I have spent some time studying the problem and I think there are some interesting problems, namely that GitHub API with its current ratelimits is not suited to collect this type of data (in reasonable timeframes) and can cause issue if it’s not coordinated with other people. Also, there’s not only collecting data on “PRs reviewed by maintainers” but also there is a big big chunk of work on how we can clone and copy the GitHub data in another data warehouse to make use of it, for e.g. mergebot but also other things.
Therefore, I am in favor of a dry-run mode based on this work even though I agree there was serious issues that you raised and are not OK.
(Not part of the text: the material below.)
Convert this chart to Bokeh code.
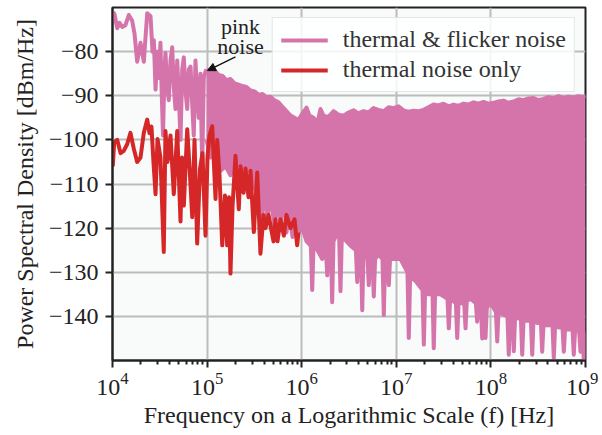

I know and I agree with you that getting faster merges would require solving: faster CI, better CI, more tests, proper automation, etc. What I don’t agree is when you say that “the current situation shows that PRs are not that reviewed by maintainers themselves for ryantm updates”, I think it’s also a complicated argument: how do we know that the situation is not caused by the fact that we do not have “merge button pushers” in a reasonable timeframe (e.g. to avoid merge conflicts, etc.) and that maintainers that have been here (but not committers) for the last N years have grown tired of the situation and gave up on giving those courtesy (or not) approvals. Therefore, we cannot conclude that not having maintainers approvals is indeed the first thing we need to go after.
Maybe, we need to talk with the maintainers userbase and understand what would make their life easier to start approving those PRs or any PRs related to their stuff.
Here’s a suggestion that I think would be a useful dependency for the mergebot:
Reviewer recommendation and management, i.e. have the bot select randomly relevant reviewers to the PR, ask them to review in a reasonable timeframe, if nothing happens, select new reviewers and have some algorithm to escalate until it gets to some very active contributor that will answer and say “OK, this is cannot be reviewed, let’s close this or here’s what you can do to drive your change in a place where we can let the normal review process happens”. This thing doesn’t happen because I believe we can see on the Discourse a lot of instances of people saying they feel confused and abandoned in the whole Nixpkgs contribution process when they are only maintainer-level, also because we have so many informal ways to bump the priority for a review, bump the priority for a merge, etc.
Of course, that does not solve “increased reliability” and more tests coverage and all that stuff.
But by having it in dry-run, maybe posting the information in some other website so we don’t pollute GitHub, we can already have things like “Oh OK, this PR could have benefited from X or Y” and we can analyze better the merge checks we want, the automation we want for reviewer selection | action item recommendation for the user | etc.
In the end, I am really sorry for the people who are starting to get more and more annoyed of this whole debacle, I truly think there was no bad intention but an unfortunate excessive eagerness, I would like to understand if there was a way to move forward this work in an interesting way for both parties involved and that is respectful of both parties. I would like to understand @delroth and anyone who disagrees with the dry-run idea if there is anything we could provide in a reasonable timeframe that would make it okay to enable the bot with dry-run mode.
In dry-run mode, I’d like to explore:
- correlation between mergebot checks (OK, this could be merged by user request) and actual quality of the PR
- extracts them as test cases or models we can use to develop further the mergebot
And behind those two items, there is already a lot of stuff involved and related to actual infrastructure constraints, GitHub won’t give you a way to download the 100K of PRs we had and having a bot out there that can start collecting this data for the new stuff and maybe have the same people behind the mergebot write something that will collect the old stuff and make it available to everyone out of GitHub closed garden, would be, IMHO, for me, freaking awesome.
So personally, I would like to find a way to unblock/enable them to serve the community via this role and I still very much agree that any production mode and operations has to go through community discussions and has to collect a serious amount of consensus and we have to ensure that even the dry-run mode has the properties we want and is not disruptive for anything.